The Protected Class
In 75% of residentially zoned land in America's major cities, it is illegal to build anything other than a single-family detached home. Not economically unfeasible. Illegal. A property owner who wants to build a duplex on their own land — subdivide their lot, add a mother-in-law suite, convert an attic into a rental unit — cannot do so in most American cities without a variance that requires public hearings, neighborhood approval, and months of bureaucratic process.
The result is artificial scarcity. And artificial scarcity produces exactly what economic theory predicts: elevated prices.
Who Benefits
Existing homeowners. Specifically, existing homeowners in desirable neighborhoods who purchased their homes before the current price escalation. Restrictive zoning protects their property values by limiting the supply of housing that might compete with their investment.
This isn't a progressive-vs-conservative issue. It's an insider-vs-outsider issue. The homeowners who show up to planning commission meetings to oppose new development aren't villains — they're rational actors protecting their largest financial asset. But the system that gives them veto power over what their neighbors build is a market distortion that costs the economy approximately $1.6 trillion annually in reduced productivity and mobility, according to a widely cited Hsieh-Moretti study.
The Conservative Case for Reform
Property rights mean the right to use your property as you see fit, subject to reasonable safety and nuisance standards. Telling a landowner they cannot build a duplex on their lot because their neighbors prefer the aesthetic of single-family homes is not a conservative position — it's a collectivist one.

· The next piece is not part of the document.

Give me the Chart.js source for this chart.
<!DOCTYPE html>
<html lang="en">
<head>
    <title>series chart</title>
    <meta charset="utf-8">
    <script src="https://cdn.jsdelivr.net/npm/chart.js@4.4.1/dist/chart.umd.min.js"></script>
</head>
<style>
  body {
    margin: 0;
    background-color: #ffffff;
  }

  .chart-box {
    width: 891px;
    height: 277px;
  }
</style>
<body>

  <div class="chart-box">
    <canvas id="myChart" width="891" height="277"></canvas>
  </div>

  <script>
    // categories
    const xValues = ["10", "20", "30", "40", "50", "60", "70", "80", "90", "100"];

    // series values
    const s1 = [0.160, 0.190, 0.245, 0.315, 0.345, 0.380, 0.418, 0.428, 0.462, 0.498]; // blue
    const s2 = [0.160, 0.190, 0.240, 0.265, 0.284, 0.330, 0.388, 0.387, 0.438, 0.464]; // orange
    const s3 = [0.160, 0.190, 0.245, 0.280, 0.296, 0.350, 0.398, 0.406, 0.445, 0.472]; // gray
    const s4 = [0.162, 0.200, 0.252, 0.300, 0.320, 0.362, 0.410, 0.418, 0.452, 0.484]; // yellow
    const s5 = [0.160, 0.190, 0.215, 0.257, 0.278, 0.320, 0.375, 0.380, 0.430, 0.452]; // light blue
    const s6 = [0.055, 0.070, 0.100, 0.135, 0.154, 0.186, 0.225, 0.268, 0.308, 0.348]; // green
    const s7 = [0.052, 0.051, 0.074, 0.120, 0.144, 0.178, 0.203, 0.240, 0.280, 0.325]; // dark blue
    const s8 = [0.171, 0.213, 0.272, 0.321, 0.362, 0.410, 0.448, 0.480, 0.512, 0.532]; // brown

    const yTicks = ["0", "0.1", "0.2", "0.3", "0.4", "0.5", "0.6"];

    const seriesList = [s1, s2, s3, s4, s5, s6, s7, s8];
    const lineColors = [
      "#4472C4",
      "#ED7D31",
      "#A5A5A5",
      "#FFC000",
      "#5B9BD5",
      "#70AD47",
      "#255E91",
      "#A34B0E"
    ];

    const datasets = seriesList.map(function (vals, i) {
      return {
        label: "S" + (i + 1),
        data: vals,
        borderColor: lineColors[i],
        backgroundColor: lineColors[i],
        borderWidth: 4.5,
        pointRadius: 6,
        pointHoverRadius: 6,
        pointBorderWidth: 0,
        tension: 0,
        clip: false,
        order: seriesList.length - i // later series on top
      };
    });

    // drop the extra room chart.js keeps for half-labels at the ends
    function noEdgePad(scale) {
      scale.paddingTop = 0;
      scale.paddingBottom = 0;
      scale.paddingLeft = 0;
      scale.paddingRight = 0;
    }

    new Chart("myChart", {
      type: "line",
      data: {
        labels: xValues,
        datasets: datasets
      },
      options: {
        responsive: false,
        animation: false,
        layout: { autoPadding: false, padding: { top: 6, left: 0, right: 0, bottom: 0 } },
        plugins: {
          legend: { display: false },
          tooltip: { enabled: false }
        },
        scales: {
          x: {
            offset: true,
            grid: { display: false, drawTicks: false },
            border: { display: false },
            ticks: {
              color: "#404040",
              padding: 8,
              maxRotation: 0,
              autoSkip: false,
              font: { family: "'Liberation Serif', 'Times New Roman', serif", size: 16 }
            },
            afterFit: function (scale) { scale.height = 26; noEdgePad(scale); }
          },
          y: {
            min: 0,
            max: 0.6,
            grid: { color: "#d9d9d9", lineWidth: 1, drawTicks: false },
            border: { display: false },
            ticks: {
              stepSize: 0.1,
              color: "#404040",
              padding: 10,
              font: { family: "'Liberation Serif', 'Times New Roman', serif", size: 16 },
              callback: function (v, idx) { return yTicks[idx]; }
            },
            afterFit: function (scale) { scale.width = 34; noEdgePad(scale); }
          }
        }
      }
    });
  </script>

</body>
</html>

Free markets require free entry. When zoning laws prevent builders from responding to housing demand with increased supply, they are functioning as government-imposed market restrictions. The same conservatives who oppose government interference in healthcare, energy, and labor markets should oppose government interference in housing markets.
The most effective housing policy is the simplest one: let people build. The market will sort the rest — if we let it.
What Reform Looks Like
Allow duplexes and triplexes by right in all residential zones. Eliminate minimum parking requirements — let the market determine how much parking a project needs. Reduce minimum lot sizes. Streamline permitting timelines. These aren't radical proposals — they're the default in most of the developed world outside the United States.
Housing affordability isn't a demand problem. We don't have too many people who want homes. We have too many laws preventing homes from being built. The distinction matters — and the solution follows from the diagnosis.